A total of N1.4 billion has been voted by the Ministry of Petroleum Resources to address critical challenges affecting Nigeria’s oil and gas sector, especially pipeline infrastructure as well as inadequate data.
Nigeria’s oil pipeline vandalism hits an all-time high of 115 per cent in July this year after the figure of the June attacks stood at 77 per cent indicating that 106 pipeline points were breached against the 60 points vandalised in May.
The Ministry, though yet to receive funding for its capital projects under the 2019 budget, has identified petroleum pipeline infrastructure rebirth as a priority in the coming year.
Details of the Ministry’s budget documents for 2019 and 2020, indicated that it would focus on about 13 capital projects, as most of its agencies, comprising about 12 departments and eight parastatals are either not funded or partially funded.
In the 2020 Appropriation Bill, the Ministry admitted that the country’s pipeline infrastructure has been under intense pressure due to aging, vandalism, and leakages thereby negatively impacting the economy.
A total of N2.9 billion was voted by the Ministry, which planned to expend about N690 million on personnel, N736 million on overheads and N1.4 billion on capital projects.
In 2019, the Ministry budgeted N709 million for personnel of which N478 million has been released by the office of the Accountant General of the Federation, N711 million for the overhead of which N257 million has been disbursed, and N1.4 billion for a capital project of which no fund has been released.
While Nigeria has been unable to meet crude oil production targets, the Ministry insisted that the production would hit 3 million barrels per day, in efforts to support the next level agenda of the current administration.
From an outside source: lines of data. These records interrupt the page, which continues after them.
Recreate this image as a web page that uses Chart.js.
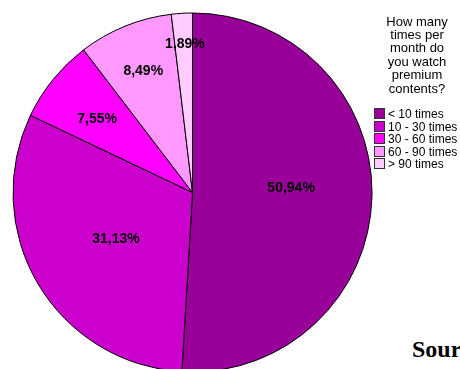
<!DOCTYPE html>
<html>
<head>
<meta charset="utf-8">
<script src="https://cdn.jsdelivr.net/npm/chart.js@4"></script>
<style>
html, body { margin: 0; padding: 0; width: 460px; height: 369px; overflow: hidden; background: #fff; }
#wrap { position: absolute; left: 0; top: 0; width: 385px; height: 385px; }
#legendTitle { position: absolute; left: 372px; top: 14.5px; width: 90px; text-align: center;
  font: 13px "Liberation Sans", Arial, sans-serif; line-height: 13.4px; color: #000; }
#legend { position: absolute; left: 374px; top: 108px; font: 12px "Liberation Sans", Arial, sans-serif; color: #000; }
#legend .item { height: 12.6px; line-height: 12.6px; white-space: nowrap; }
#legend .box { display: inline-block; width: 9px; height: 9px; border: 1px solid #333; vertical-align: -1px; margin-right: 3px; }
#source { position: absolute; left: 412px; top: 337px; font: bold 24px "Liberation Serif", "Times New Roman", serif; line-height: 24px; white-space: nowrap; }
</style>
</head>
<body>
<div id="wrap"><canvas id="pie" width="385" height="385"></canvas></div>
<div id="legendTitle">How many<br>times per<br>month do<br>you watch<br>premium<br>contents?</div>
<div id="legend"></div>
<div id="source">Source:</div>
<script>
// data
var categories = ['< 10 times', '10 - 30 times', '30 - 60 times', '60 - 90 times', '> 90 times']
var shares = [50.94, 31.13, 7.55, 8.49, 1.89]
var colours = ['#990099', '#cc00cc', '#ff00ff', '#ff99ff', '#ffccff']

function pct(v) {
  return v.toFixed(2).replace('.', ',') + '%'
}

// labels inside the slices
var sliceLabels = {
  id: 'sliceLabels',
  afterDatasetsDraw: function (chart, args, opts) {
    var ctx = chart.ctx
    var arcs = chart.getDatasetMeta(0).data
    ctx.save()
    ctx.font = opts.font
    ctx.fillStyle = '#000'
    ctx.textAlign = 'center'
    ctx.textBaseline = 'middle'
    arcs.forEach(function (arc, i) {
      var p = arc.getProps(['x', 'y', 'startAngle', 'endAngle', 'outerRadius'], true)
      var mid = (p.startAngle + p.endAngle) / 2 + opts.shift[i] * Math.PI / 180
      var r = p.outerRadius * opts.radius[i]
      ctx.fillText(pct(shares[i]), p.x + Math.cos(mid) * r, p.y + Math.sin(mid) * r)
    })
    ctx.restore()
  }
}

var ctx = document.getElementById('pie').getContext('2d')
var chart = new Chart(ctx, {
  type: 'pie',
  data: {
    labels: categories,
    datasets: [{
      data: shares,
      backgroundColor: colours,
      borderColor: '#000',
      borderWidth: 1,
      hoverOffset: 0,
      radius: 179.5
    }]
  },
  options: {
    responsive: false,
    animation: false,
    events: [],
    layout: { padding: 0 },
    plugins: {
      legend: { display: false },
      tooltip: { enabled: false },
      sliceLabels: {
        font: 'bold 14px "Liberation Sans", Arial, sans-serif',
        radius: [0.55, 0.5, 0.67, 0.73, 0.83],
        shift: [-4.5, -1, -1.5, 0, 0.5]
      }
    }
  },
  plugins: [sliceLabels]
})

// legend built from the same arrays
var legend = document.getElementById('legend')
categories.forEach(function (c, i) {
  var row = document.createElement('div')
  row.className = 'item'
  var box = document.createElement('span')
  box.className = 'box'
  box.style.background = colours[i]
  row.appendChild(box)
  row.appendChild(document.createTextNode(c))
  legend.appendChild(row)
})
</script>
</body>
</html>
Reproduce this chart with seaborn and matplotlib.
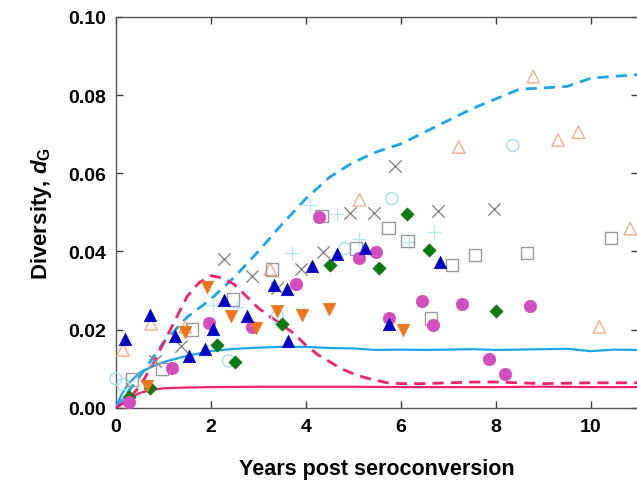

It noted that the pipeline project would serve as a key stimulant for the infrastructural renaissance of the pipeline systems to trigger accelerated increased production in the Nigerian oil and gas industry.
This comes when stakeholders urged collaborative measures that would bring a lasting solution to pipeline vandalism as the country recorded a total of 45,347 pipeline breaks in the past 18 years, with as much as 22 million barrels of crude were reportedly stolen in the first half of 2019.
The Ministry equally revealed that it would improve the oil and gas database in the country, to serve as a one-stop-shop data collection, harmonisation, and efficient management for its parastatals and other stakeholders in the industry.
The documents noted that a Niger Delta Development Compact has been developed and presently awaiting approval of the Federal Executive Council in efforts to ensure the realisation of developmental projects in the region, through compact accountability and transparency to help ease restiveness in the region.